The Future for Beginners

What would life be like if you could plan every detail ahead of time and guarantee your happiness? Such certainty of outcome is surely something that everyone has wished for at some point, when life has seemed too hard, too confusing, too lacking in narrative. Liveartshow’s The Future for Beginners follows two people, Matthew and Jenny, who attempt to do just that: map out their entire lives so that they can ensure they wind up at the end sitting on a bench together as an old couple, still happily in love and full of experience.

Unfortunately, however, the show doesn’t go much beyond its diverting premise.

Matthew and Jenny (Matthew Bulgo and Jennifer Adams) work together as “data cleansers.” Jenny has recently discovered that she is, unfortunately, not related to the Russian royal family. Matthew has been left emotionally scarred by his ex-fiancée, a lot of drinking and a strange encounter with a monkey at the zoo.
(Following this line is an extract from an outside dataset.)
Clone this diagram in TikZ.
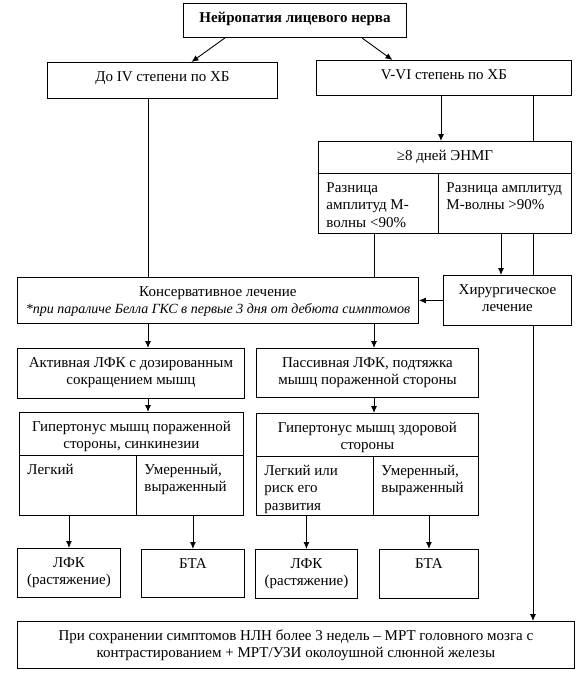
\documentclass[tikz,border=0pt]{standalone}
\usepackage{fontspec}
\setmainfont{Liberation Serif}
\usetikzlibrary{arrows.meta}

\newcommand{\boxtext}[3]{\parbox[c][\dimexpr #2pt-13pt\relax][t]{\dimexpr #1pt-16pt\relax}{#3}}

\begin{document}
\begin{tikzpicture}[x=1pt, y=-1pt]

  \tikzset{
    box/.style = {draw, line width=0.9pt, inner xsep=8pt, inner ysep=6.5pt,
      anchor=north west, font=\fontsize{15}{17.5}\selectfont},
    link/.style = {line width=0.9pt},
    arr/.style = {line width=0.9pt, -{Latex[length=7pt, width=6pt]}}}

  \useasboundingbox (0,0) rectangle (585,673);

  \coordinate (colA) at (148,0);
  \coordinate (colB) at (374,0);
  \coordinate (colC) at (441,0);
  \coordinate (colE) at (501,0);
  \coordinate (colD) at (533,0);

  \node[box] (title) at (183,3) {\boxtext{223}{34}{\centering\strut\bfseries Нейропатия лицевого нерва}};
  \node[box] (doIV) at (47,62) {\boxtext{230}{36}{\centering\strut До IV степени по ХБ}};
  \node[box] (vvi) at (316,60) {\boxtext{255}{35}{\centering\strut V-VI степень по ХБ}};

  \begin{scope}
    \node[box] (enmg) at (318,141) {\boxtext{253}{32}{\centering\strut ≥8 дней ЭНМГ}};
    \node[box] (enmgL) at (318,173) {\boxtext{120}{60}{\raggedright\strut Разница\\амплитуд М-\\волны <90\%}};
    \node[box] (enmgR) at (438,173) {\boxtext{133}{60}{\raggedright\strut\mbox{Разница амплитуд}\\М-волны >90\%}};
  \end{scope}

  \node[box] (kons) at (17,277) {\boxtext{401}{46}{\centering\strut Консервативное лечение\\\mbox{\fontsize{14}{17.5}\selectfont\itshape *при параличе Белла ГКС в первые 3 дня от дебюта симптомов}}};
  \node[box] (hir) at (443,275) {\boxtext{128}{50}{\centering\strut Хирургическое\\лечение}};

  \node[box] (aktiv) at (17,348) {\boxtext{227}{50}{\centering\strut Активная ЛФК с дозированным\\сокращением мышц}};
  \node[box] (passiv) at (256,348) {\boxtext{222}{49}{\centering\strut Пассивная ЛФК, подтяжка\\мышц пораженной стороны}};

  \begin{scope}
    \node[box] (gipL) at (19,412) {\boxtext{224}{43}{\centering\strut Гипертонус мышц пораженной\\стороны, синкинезии}};
    \node[box] (gipLa) at (19,455) {\boxtext{117}{60}{\raggedright\strut Легкий}};
    \node[box] (gipLb) at (136,455) {\boxtext{107}{60}{\raggedright\strut Умеренный,\\выраженный}};
  \end{scope}

  \begin{scope}
    \node[box] (gipR) at (256,413) {\boxtext{222}{43}{\centering\strut Гипертонус мышц здоровой\\стороны}};
    \node[box] (gipRa) at (256,456) {\boxtext{117}{59}{\raggedright\strut Легкий или\\риск его\\развития}};
    \node[box] (gipRb) at (373,456) {\boxtext{105}{59}{\raggedright\strut Умеренный,\\выраженный}};
  \end{scope}

  \node[box] (lfkL) at (17,548) {\boxtext{103}{49}{\centering\strut ЛФК\\(растяжение)}};
  \node[box] (btaL) at (141,549) {\boxtext{103}{48}{\centering\strut БТА}};
  \node[box] (lfkR) at (255,549) {\boxtext{102}{49}{\centering\strut ЛФК\\(растяжение)}};
  \node[box] (btaR) at (379,549) {\boxtext{99}{49}{\centering\strut БТА}};

  \node[box] (mrt) at (17,621) {\boxtext{557}{47}{\centering\strut При сохранении симптомов НЛН более 3 недель – МРТ головного мозга с\\контрастированием + МРТ/УЗИ околоушной слюнной железы}};

  \draw[arr] ([xshift=-70pt]title.south) -- ([xshift=29pt]doIV.north);
  \draw[arr] ([xshift=67pt]title.south) -- ([xshift=-51.5pt]vvi.north);

  \draw[link] (doIV.south -| colA) -- (kons.north -| colA);
  \draw[arr] (vvi.south -| colC) -- (enmg.north -| colC);
  \draw[link] (vvi.south -| colD) -- (enmg.north -| colD);
  \draw[link] (enmgL.south -| colB) -- (kons.north -| colB);
  \draw[arr] (enmgR.south -| colE) -- (hir.north -| colE);
  \draw[link] (enmgR.south -| colD) -- (hir.north -| colD);
  \draw[arr] (hir.west) -- (kons.east);
  \draw[arr] (hir.south -| colD) -- (mrt.north -| colD);

  \draw[arr] (kons.south -| colA) -- (aktiv.north -| colA);
  \draw[arr] (kons.south -| colB) -- (passiv.north -| colB);
  \draw[arr] (aktiv.south -| colA) -- (gipL.north -| colA);
  \draw[arr] (passiv.south -| colB) -- (gipR.north -| colB);

  \draw[arr] (gipLa.south -| lfkL.north) -- (lfkL.north);
  \draw[arr] (gipLb.south -| btaL.north) -- (btaL.north);
  \draw[arr] (gipRa.south -| lfkR.north) -- (lfkR.north);
  \draw[arr] (gipRb.south -| btaR.north) -- (btaR.north);
\end{tikzpicture}
\end{document}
Matthew tells Jenny she’s special and they start to fall in love. But, before that’s possible, they must prepare for the ending they want. They spend seven years planning: deciding not to have children, because they become independent and cannot be controlled, and abandoning family members who do not understand and cannot be made to partake in the game. When everything is ready and Day One of their lives is about to start, things start going wrong.

It’s certainly an intriguing premise for a story. Liveartshow match the peculiarity of the plot with a unique performance – for example, Jenny sings most of her dialogue in a highly operatic style. There is, of course, a lot of amusement in the idea that one can plan one’s time on earth and the audience giggled away at Jenny and Matthew’s constant naivety. Video design by Will Holt and choreography by Kylie Ann Smith helps to break up the large amounts of talking that are an inevitable consequence of Jenny and Matthew’s planning.
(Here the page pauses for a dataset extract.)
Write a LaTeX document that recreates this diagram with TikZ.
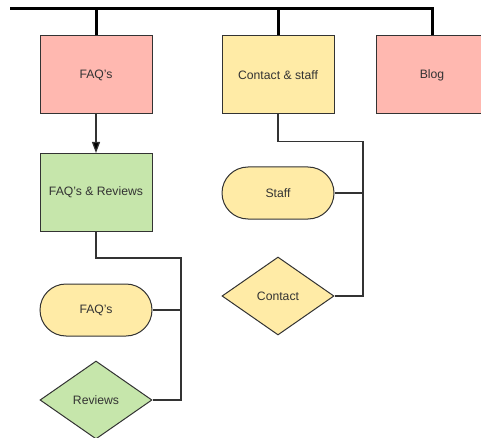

Unfortunately, however, the show doesn’t go much beyond its diverting premise. The main message is that it’s quite difficult to plan you life ahead of time and that if you spend all your time dreaming about what your life might eventually be, you’ll miss the life that you have. Whilst it is not possible to argue with these truths, they are reasonably superficial – I kept hoping the show would go deeper into its ideas and come up with something more insightful.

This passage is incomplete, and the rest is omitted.